As Republicans prepare to take control of the U.S. House of Representatives, they are looking to put their stamp on a range of issues, including China.
House Republican leader Kevin McCarthy of California, who is campaigning to become the next speaker of the House of Representatives, has named Republican Congressman Mike Gallagher of Wisconsin to lead a new House Select Committee on China.
Gallagher spoke with VOA Mandarin on December 15 on Capitol Hill about his plans for the new panel, which aims to focus on economic and security competition with China.
A large part of what the new committee will do, Gallagher said, is “explain to our colleagues and by extension the American people why this [China issue] matters. We want to connect … the sort of the geopolitical concerns about China to the day-to-day reality for Americans and explain why this is … the biggest challenge of our time.”
VOA: You are going to lead the new House Committee on China next year. Can you share with us some of your priorities when you start the chairmanship?
Rep. Mike Gallagher: Our first priority right now is just getting the best team together, both in terms of members and not just Republicans, but Republicans and Democrats. I want it to be a group of serious, sober members. I want it to be bipartisan and also just recruiting a good staff.
We want to make sure that we’re enhancing and elevating the discussion on China while also being sensitive to committee jurisdiction for [the] other committees that are already in a lot of space. I mean, Mike McCaul has led the China Task Force and he did a phenomenal job with it. HFAC (House Foreign Affairs Committee) obviously has been on foreign assistance; Taiwan, we don’t want to step in that territory. We just want to … enhance the conversation and maybe pick a few issues where people aren’t paying sufficient attention or aren’t naturally part of the committee’s jurisdiction.
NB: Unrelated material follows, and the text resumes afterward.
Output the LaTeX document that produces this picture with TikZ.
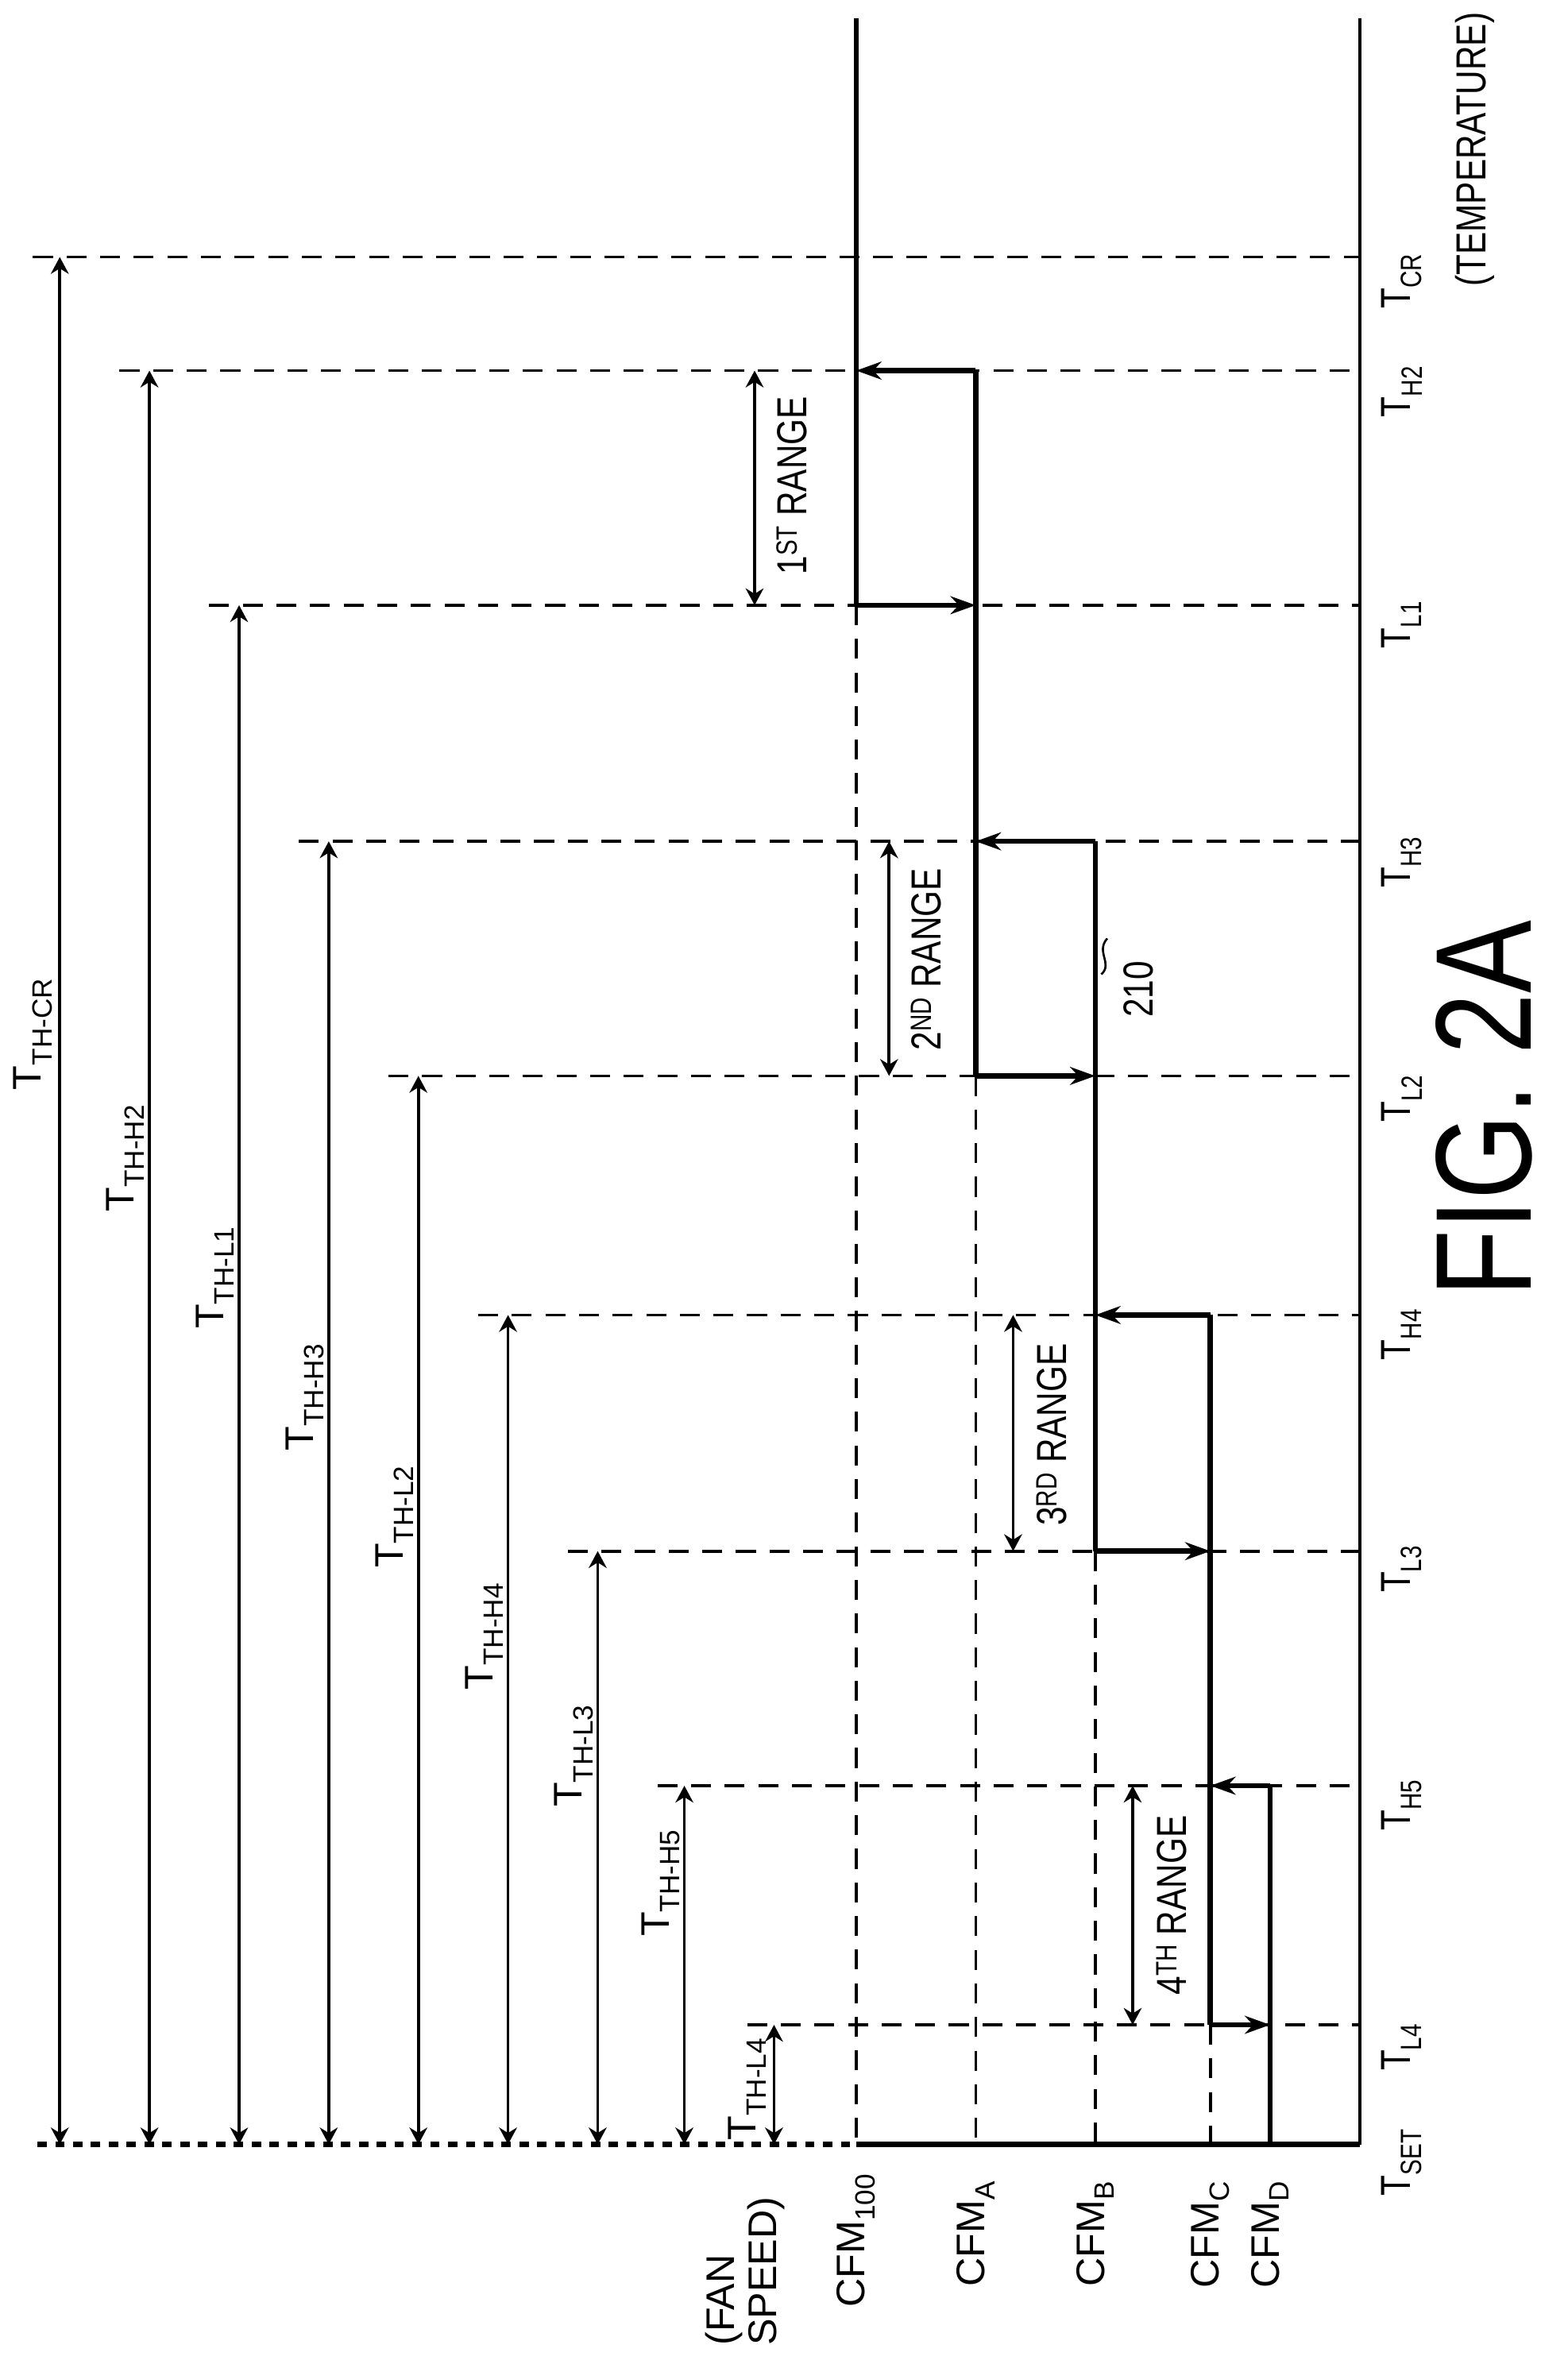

So that’s, one, getting the team together. Two is kind of really mapping out the strategy for public hearings. I think a large part of what we need to do is explain to the American people, explain to our colleagues and by extension the American people, why this matters. I mean, sometimes you think about China’s sort of distant territorial threat or obscure territorial claims in the South and East China Sea, or some obscure discussion about microelectronics or things like that. We want to connect the concerns, the sort of the geopolitical concerns about China to the day-to-day reality for Americans and explain why this is kind of the biggest challenge of our time. So that’s kind of the hearing schedule, and the public conversation we have on China is going to be a big part of that.
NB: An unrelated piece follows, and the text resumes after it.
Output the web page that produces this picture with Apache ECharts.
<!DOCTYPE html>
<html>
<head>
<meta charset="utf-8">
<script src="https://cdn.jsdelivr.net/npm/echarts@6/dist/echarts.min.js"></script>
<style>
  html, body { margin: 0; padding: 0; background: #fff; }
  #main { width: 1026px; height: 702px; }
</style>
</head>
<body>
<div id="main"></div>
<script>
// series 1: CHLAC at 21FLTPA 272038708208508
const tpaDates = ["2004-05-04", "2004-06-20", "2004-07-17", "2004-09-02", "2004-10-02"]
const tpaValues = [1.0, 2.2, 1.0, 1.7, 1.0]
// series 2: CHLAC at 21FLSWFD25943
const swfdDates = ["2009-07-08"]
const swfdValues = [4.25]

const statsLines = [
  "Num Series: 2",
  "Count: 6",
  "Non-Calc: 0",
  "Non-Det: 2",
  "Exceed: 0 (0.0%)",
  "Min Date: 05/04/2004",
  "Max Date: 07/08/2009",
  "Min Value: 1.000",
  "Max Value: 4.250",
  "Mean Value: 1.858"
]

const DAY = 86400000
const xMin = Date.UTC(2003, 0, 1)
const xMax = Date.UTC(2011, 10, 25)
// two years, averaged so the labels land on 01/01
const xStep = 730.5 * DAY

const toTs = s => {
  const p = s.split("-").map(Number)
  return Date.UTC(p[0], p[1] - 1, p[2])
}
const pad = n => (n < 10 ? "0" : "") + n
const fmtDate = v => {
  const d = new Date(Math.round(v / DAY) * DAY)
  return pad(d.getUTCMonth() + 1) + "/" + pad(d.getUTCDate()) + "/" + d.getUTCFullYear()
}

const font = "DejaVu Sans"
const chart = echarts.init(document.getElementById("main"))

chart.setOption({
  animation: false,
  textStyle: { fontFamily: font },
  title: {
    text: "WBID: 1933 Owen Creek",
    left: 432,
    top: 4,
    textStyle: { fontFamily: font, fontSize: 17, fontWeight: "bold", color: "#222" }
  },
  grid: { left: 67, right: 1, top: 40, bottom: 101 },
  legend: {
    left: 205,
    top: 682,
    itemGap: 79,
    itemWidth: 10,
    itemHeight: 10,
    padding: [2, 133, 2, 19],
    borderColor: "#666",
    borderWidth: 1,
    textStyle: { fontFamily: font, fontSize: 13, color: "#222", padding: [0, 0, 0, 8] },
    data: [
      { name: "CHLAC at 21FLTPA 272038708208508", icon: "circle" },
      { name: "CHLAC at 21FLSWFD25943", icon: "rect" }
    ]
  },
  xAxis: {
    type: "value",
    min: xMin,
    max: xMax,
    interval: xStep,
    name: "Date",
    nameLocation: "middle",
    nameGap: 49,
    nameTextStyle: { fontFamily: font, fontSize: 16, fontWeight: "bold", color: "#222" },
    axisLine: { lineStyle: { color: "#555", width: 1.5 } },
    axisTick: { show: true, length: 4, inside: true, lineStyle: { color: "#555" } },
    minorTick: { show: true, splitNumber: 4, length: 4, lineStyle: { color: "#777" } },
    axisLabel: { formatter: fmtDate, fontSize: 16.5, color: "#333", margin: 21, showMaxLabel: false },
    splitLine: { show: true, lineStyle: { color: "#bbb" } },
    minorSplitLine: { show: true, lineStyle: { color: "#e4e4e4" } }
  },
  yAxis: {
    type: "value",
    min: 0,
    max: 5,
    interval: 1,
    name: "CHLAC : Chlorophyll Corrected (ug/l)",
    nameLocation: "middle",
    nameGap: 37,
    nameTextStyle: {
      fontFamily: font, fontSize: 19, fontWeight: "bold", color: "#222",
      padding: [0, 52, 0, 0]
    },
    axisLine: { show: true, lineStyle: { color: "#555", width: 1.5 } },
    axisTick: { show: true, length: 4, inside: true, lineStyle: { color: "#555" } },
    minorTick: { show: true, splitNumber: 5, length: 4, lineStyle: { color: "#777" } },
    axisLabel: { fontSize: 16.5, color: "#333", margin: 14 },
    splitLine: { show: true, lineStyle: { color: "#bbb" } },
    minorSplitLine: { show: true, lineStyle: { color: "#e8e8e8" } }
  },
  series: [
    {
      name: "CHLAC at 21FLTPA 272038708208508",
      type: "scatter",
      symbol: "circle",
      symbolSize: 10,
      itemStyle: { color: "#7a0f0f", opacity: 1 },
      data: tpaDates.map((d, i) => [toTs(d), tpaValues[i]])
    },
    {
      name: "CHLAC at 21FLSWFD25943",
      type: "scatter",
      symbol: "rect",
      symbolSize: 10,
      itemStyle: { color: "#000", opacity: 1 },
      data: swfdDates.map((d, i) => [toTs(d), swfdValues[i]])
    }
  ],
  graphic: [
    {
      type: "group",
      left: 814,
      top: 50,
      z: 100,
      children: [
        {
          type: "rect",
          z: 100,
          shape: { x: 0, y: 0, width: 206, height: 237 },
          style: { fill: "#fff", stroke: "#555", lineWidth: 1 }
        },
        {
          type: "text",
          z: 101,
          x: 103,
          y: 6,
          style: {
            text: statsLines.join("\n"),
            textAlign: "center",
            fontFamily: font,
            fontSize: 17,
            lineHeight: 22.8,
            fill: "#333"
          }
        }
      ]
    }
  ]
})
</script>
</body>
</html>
I am starting to think through, “What are the deliverables for the committee?” You know, potentially, like an annual report that we put out there. One other function we can play is just sort of collecting and curating all the China-related legislation that gets introduced every single day. I mean, every member of Congress is doing something related to China. What’s the clearinghouse for evaluating that? And then potentially identifying the 10 to 20 priority pieces of legislation that the speaker wants to actually push forward in the next Congress. So those are a few of the early ideas.
VOA: Is there any Democratic member reaching out to you or talking about their interest in joining the committee?
GALLAGHER: There is a lot. I’m not going to name names, but a lot of [members] reached out to me. I hope, I’m very optimistic that it will be bipartisan. You know, last time Democratic leadership wouldn’t let their members participate in the China Task Force. I think we’re past that now. And I’m trying to communicate [that] this is going to be like a bombing practice. It’s going to be serious and we want it to be bipartisan.
VOA: We know there are a lot of issues between the U.S. and China that are very complicated. But what’s the most important issue?
GALLAGHER: I think the most important thing is near-term deterrence with respect to Taiwan. We’ve entered the window of maximum danger. And we want to make sure that we are doing everything possible to find hard power, west of the International Dateline and around Taiwan to prevent the [People’s Liberation Army] from doing something stupid.
The second issue is what I call “economic statecraft” — how do we smartly and selectively decouple when it comes to technology, when it comes to data and when it comes to U.S. dollars? We don’t want American taxpayer dollars or retirement financial security subsidizing China’s military modernization or subsidizing genocide. And part of that is enforcing laws we’ve recently passed, whether it’s the Uyghur Forced Labor Prevention Act or the Export Control Reform Act.
And then the third thing is what I would call ideological competition and human rights. How can we shine a light on some of the malicious practices of the regime and the [Chinese Communist Party’s] abysmal human rights record? And that’s important, so that the American people understand who we’re dealing with.